In English Language and Literature, 91% of the students achieved a grade 4 or above with 43% achieving grade 7, 8 or 9.  In Maths, 90% of the students achieved a grade 4 or above with 34% of the whole cohort achieving grade 7, 8 or 9.

There has been outstanding attainment and progress from students of all abilities with 34% of all grades at GCSE awarded as 7, 8, 9, A* or A. Science has continued to perform strongly, with 81% of students achieving at least a C grade, with 40% achieving A* or A. This exceptional student performance continued across the breadth of the curriculum with EBacc subjects performing particularly well including Computing (100% A*-C), French (95%), Spanish (86%), History (88%) and Geography (75%). ICT and Business Studies GCSE results were once again outstanding with A*-C% at 94% and 82% respectively.
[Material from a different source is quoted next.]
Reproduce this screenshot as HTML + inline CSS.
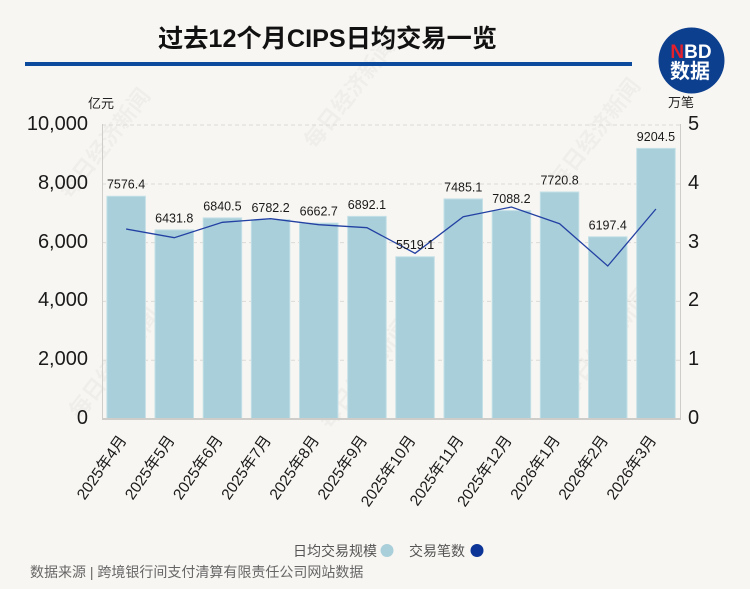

The creative faculty was well represented with Drama results of 95%.

Among the results, there were many individual success stories including:

Liam Elliott Brady who achieved two 9s, an 8, six A*s and two As.

Louis Jackson who achieved two 9s, an 8, four A*s and two As.

Fernando Rodriguez-Santamaria who achieved a 9, a 7, five A*s, four As.

Mehmet Gul who achieved a 9, two 7s, two A*s and six As.

Gabriel Rogers-Mullen who achieved a 9, an 8, a 7, seven A*s and one A.

Abubakar Buwe who achieved a 9, a 7, seven A*s and an A.

Ronnie Swash who achieved a 9, an 8, a 7, five A*s and two As.

Mateusz Kopiec who achieved two 8s, a five A*s and four As.

Headteacher Jamie Brownhill said, “Central Foundation believes every young person can be successful whatever their starting point or background and our results demonstrate that we have made this belief a reality. Our students have made exceptional progress throughout their time at the school and we are particularly delighted at the large number of top grades.”